A Treviso, una maestra di quinta elementare è al centro di un acceso confronto con i genitori di un alunno a causa di critiche severe e punizioni ritenute eccessive, sollevando un dibattito sui metodi educativi e sul bilanciamento tra disciplina e rispetto dei diritti degli studenti. - Unita.tv
Nella provincia di Treviso è scoppiato un acceso confronto tra una maestra di quinta elementare e i genitori di un alunno. Il motivo è una nota scritta dall’insegnante sul quaderno del ragazzino, che conteneva critiche molto dure rivolte agli errori grammaticali ripetuti durante le verifiche. Le punizioni inflitte hanno innescato discussioni sulla gestione del comportamento e dei metodi didattici adottati.

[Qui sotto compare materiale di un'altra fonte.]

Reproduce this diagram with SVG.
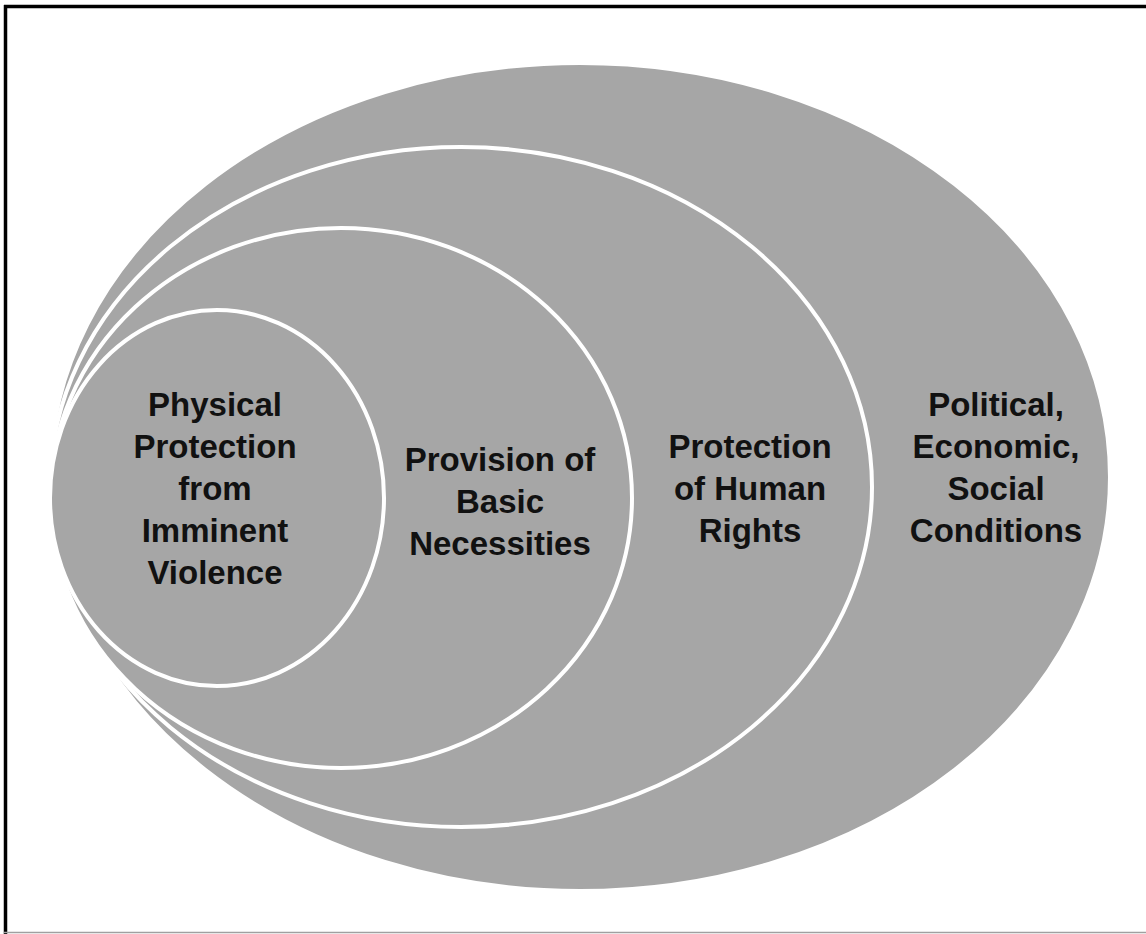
<svg xmlns="http://www.w3.org/2000/svg" width="1146" height="934" viewBox="0 0 1146 934">
  <style>
    .ring { fill: #a6a6a6; stroke: #ffffff; stroke-width: 4; }
    .lbl { font-family: "Liberation Sans", Arial, sans-serif; font-weight: bold; font-size: 33px; fill: #111111; text-anchor: middle; }
  </style>
  <rect x="0" y="0" width="1146" height="934" fill="#ffffff"/>
  <g id="frame">
    <line x1="4" y1="6.5" x2="1146" y2="6.5" stroke="#000" stroke-width="3.5"/>
    <line x1="5.5" y1="5" x2="5.5" y2="934" stroke="#000" stroke-width="3.5"/>
    <line x1="4" y1="932.5" x2="1146" y2="932.5" stroke="#a0a0a0" stroke-width="1.5"/>
  </g>
  <g id="conditions">
    <ellipse class="ring" cx="580" cy="477" rx="530" ry="414" stroke="none"/>
    <text class="lbl"><tspan x="996" y="416">Political,</tspan><tspan x="996" y="458">Economic,</tspan><tspan x="996" y="500">Social</tspan><tspan x="996" y="542">Conditions</tspan></text>
  </g>
  <g id="human-rights">
    <ellipse class="ring" cx="461" cy="487" rx="411" ry="340"/>
    <text class="lbl"><tspan x="750" y="458">Protection</tspan><tspan x="750" y="500">of Human</tspan><tspan x="750" y="542">Rights</tspan></text>
  </g>
  <g id="basic-necessities">
    <ellipse class="ring" cx="341" cy="498" rx="291" ry="270"/>
    <text class="lbl"><tspan x="500" y="471">Provision of</tspan><tspan x="500" y="513">Basic</tspan><tspan x="500" y="555">Necessities</tspan></text>
  </g>
  <g id="physical-protection">
    <ellipse class="ring" cx="217" cy="498" rx="167" ry="188"/>
    <text class="lbl"><tspan x="215" y="416">Physical</tspan><tspan x="215" y="458">Protection</tspan><tspan x="215" y="500">from</tspan><tspan x="215" y="542">Imminent</tspan><tspan x="215" y="584">Violence</tspan></text>
  </g>
  <g id="connectors"/>
</svg>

Episodi di tensione durante le lezioni e le punizioni inflitte
Tutto è iniziato il 12 maggio, in una scuola primaria paritaria della zona, quando la maestra ha scritto una nota sul quaderno dell’alunno rimproverandolo per i continui errori ortografici. La frase riportata recita: “sono stufa di correggere innumerevoli verifiche scritte con i piedi, piene zeppe di errori ortografici gravi. Se la tua idea è di continuare così, per me puoi stare a casa!”. Quelle parole hanno acceso la lite con i genitori.
Secondo la famiglia, il bambino ha subito anche punizioni più fisiche dal punto di vista simbolico: è dovuto stare in piedi in un angolo della classe e ha saltato la ricreazione. In più gli è stato detto che se dovesse continuare così, non potrà prendere parte alla recita di fine anno, una minaccia che ha aumentato la preoccupazione dei genitori riguardo al clima scolastico.
Questi provvedimenti hanno generato una tensione crescente tra i genitori e l’insegnante, al punto che la famiglia ha chiesto un incontro urgente col dirigente scolastico per chiarire la situazione e tutelare il figlio.
Posizione della scuola e ruolo del dirigente
Il dirigente scolastico ha confermato che la maestra insegna la stessa classe da cinque anni e che lavora nella scuola da vent’anni. Ha riconosciuto la preparazione professionale dell’insegnante ma ha ammesso che nello scambio con i genitori c’è stata una “caduta di stile” da parte sua.
In effetti, il dirigente ha parlato di un’esternazione “impropria” e di un dispiacere espresso dalla stessa maestra per le parole usate. La scuola ha mantenuto un dialogo con la famiglia ormai da due mesi, convinta di aver superato le incomprensioni, ma evidentemente il problema è rimasto aperto.
Il nodo della questione sembra riguardare la linea educativa adottata dall’insegnante, che richiama metodi d’insegnamento e punizioni più rigide, che invece i genitori percepiscono come eccessive e datate. Il confronto ha acceso il dibattito sull’equilibrio tra disciplina e rispetto dei diritti degli alunni negli istituti privati.
Implicazioni e riflessioni sul metodo educativo adottato
La vicenda offre uno spunto importante sul modo di affrontare le difficoltà scolastiche dei bambini, specialmente in situazioni di errore ripetuto in ambito grammaticale. Le punizioni inflitte all’alunno – l’obbligo di stare in piedi, la privazione di momenti ricreativi e la cancellazione dalla recita – sono viste dai genitori come misure che rischiano di compromettere la serenità e la motivazione del ragazzino.
Dall’altra parte, l’insegnante appare esausta di dover correggere sempre gli stessi errori e ha reagito con un messaggio severo che però ha provocato contrasti. Questo caso evidenzia la difficoltà di bilanciare rigore e supporto, soprattutto in classi che si seguono per più anni.
Si evidenzia inoltre la necessità di un confronto costante tra scuola e famiglia, per condividere strategie che supportino il percorso educativo ma senza ledere la dignità dei bambini. Le scuole paritarie, gestite in modo autonomo, devono rispettare standard educativi che promuovano tanto la disciplina quanto il benessere emotivo.
L’episodio a Treviso non è un caso isolato e riporta all’attenzione pubblica il tema della gestione dei limiti e della punizione a scuola, un dibattito tuttora aperto nel mondo dell’istruzione primaria.